Friday, January 18, 2008

A chunk of things to do and bundle of desires to complete. Desire is something you never want to give up on...but you have to sometimes. Practical world deals with technology, research, work places, discussions, meetings, timings and lot more things which seem to organize life in a way or so. What organization can you imply and apply to your daily needs if you don't have the desire to?
If i say i don't like to work round the clock on the stuff that i am doing, you might interpret me in a wrong way. You might start thinking that i am a girl with less capabilities, few abilities, lots and lots of laziness pouring out, not a work freak or what Americans call it as a workaholic....I don't care what you think but i feel the need to explain how am i suffocated throughout my life in getting a good education , building an excellent career, being just more than perfect on the time frame of my one time life....i feel disgusted at this point when i think that i have achieved tons of things which don't belong to me or i can put it in a better way saying "i don't belong to them".
Why is it always that you have to flow with the stream...why cant the stream take your turn and flow according to you? Those were the people who first made the water take this direction and we are the idiots following them and spending our entire lives preserving there way. Why do i care for such a stranger who made this unknown path for me and why do i have to follow it?
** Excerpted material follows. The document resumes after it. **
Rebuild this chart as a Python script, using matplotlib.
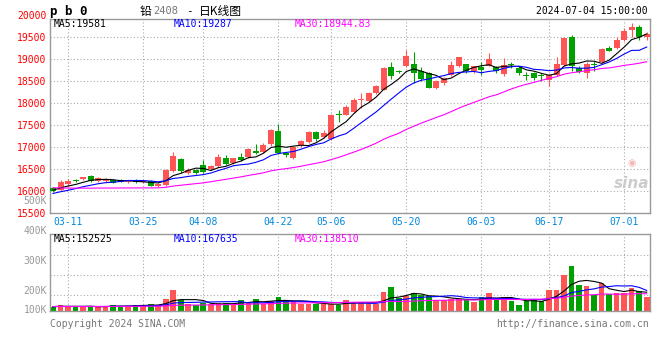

I ask myself then....hey GIRL, do you even have your own way to start with, do you even have the guts to go along your own path? Frankly, I don't know....but yes, i know the things i am good at....may be few, i have some strong points and i remember the moments when i saw this Amir khan film..."Taare Zameen Par"....what an excellent creation! Ya.... that was the day when i recognized my suffocated soul far more better. I tried helping myself with the one and only truth..."Every Child is Special". Yes it is....it is the truth....it is the blessing ....it is the feeling that i should have got years ago and i would have at least given a thought for a different career.
Ya....you don't want to be in the merit lists, don't want to be the toppers, ranker's to prove your brightness...believe me...you don't want to be good at numbers to be sharp.

Well, i don't want to be a philosopher or something but just wanted to open up today. Here i end up with my very first blog.... My frustration continues....i am taking off now....Got to go!